>> Start Dataset rows

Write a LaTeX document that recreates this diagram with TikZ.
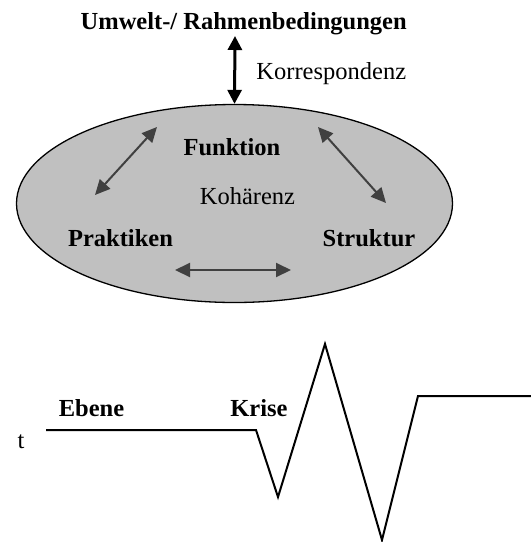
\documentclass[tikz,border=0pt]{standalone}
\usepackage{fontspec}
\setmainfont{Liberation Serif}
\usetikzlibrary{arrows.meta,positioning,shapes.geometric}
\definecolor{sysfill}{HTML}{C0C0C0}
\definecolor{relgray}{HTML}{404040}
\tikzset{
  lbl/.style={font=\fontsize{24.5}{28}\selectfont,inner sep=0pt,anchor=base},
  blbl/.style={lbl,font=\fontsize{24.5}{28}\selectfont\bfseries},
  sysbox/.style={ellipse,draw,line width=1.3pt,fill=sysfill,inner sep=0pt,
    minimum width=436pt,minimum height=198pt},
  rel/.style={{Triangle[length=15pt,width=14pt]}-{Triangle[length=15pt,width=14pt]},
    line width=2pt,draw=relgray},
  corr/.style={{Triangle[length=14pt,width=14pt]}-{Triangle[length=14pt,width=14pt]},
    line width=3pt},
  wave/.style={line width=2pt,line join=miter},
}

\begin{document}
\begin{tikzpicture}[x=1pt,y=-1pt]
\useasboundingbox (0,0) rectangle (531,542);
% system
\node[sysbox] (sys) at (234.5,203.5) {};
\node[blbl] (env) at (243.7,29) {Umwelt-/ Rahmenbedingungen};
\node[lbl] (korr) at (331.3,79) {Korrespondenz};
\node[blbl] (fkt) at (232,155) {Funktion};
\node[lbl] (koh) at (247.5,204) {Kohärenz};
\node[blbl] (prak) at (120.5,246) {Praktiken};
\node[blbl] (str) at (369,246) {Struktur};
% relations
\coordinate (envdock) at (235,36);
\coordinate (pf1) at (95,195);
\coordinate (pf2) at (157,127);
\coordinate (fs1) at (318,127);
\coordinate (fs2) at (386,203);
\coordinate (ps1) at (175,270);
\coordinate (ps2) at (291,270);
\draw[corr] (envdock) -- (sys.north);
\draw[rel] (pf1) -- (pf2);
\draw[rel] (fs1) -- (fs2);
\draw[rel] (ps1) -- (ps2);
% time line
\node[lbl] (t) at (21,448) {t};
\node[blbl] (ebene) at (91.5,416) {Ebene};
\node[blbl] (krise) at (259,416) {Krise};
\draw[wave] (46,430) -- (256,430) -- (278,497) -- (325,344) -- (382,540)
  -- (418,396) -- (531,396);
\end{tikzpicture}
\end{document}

>> End Dataset rows
>> Start Dataset rows

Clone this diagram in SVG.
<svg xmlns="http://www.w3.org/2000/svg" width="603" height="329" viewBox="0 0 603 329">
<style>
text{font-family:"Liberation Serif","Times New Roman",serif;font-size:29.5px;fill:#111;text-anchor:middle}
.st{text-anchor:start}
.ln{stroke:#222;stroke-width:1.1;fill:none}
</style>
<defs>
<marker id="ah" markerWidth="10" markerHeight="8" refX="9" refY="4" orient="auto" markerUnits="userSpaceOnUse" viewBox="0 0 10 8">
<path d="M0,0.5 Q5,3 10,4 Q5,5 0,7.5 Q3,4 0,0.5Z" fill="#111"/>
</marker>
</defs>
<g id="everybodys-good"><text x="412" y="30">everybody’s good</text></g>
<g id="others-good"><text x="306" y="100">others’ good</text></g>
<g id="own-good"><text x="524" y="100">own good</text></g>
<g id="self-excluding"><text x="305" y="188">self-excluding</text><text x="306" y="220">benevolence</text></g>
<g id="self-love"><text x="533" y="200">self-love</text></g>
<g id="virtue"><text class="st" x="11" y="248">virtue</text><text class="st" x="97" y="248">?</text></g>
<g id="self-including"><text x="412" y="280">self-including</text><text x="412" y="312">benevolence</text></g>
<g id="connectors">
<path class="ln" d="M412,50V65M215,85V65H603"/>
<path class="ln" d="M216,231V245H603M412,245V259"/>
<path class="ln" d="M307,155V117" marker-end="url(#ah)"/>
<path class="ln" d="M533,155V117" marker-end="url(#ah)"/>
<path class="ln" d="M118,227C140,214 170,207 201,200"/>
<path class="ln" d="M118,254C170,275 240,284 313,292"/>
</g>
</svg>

>> End Dataset rows

Set task: List every line above that contains the word "diagram".

Exercise result:
Write a LaTeX document that recreates this diagram with TikZ.
Clone this diagram in SVG.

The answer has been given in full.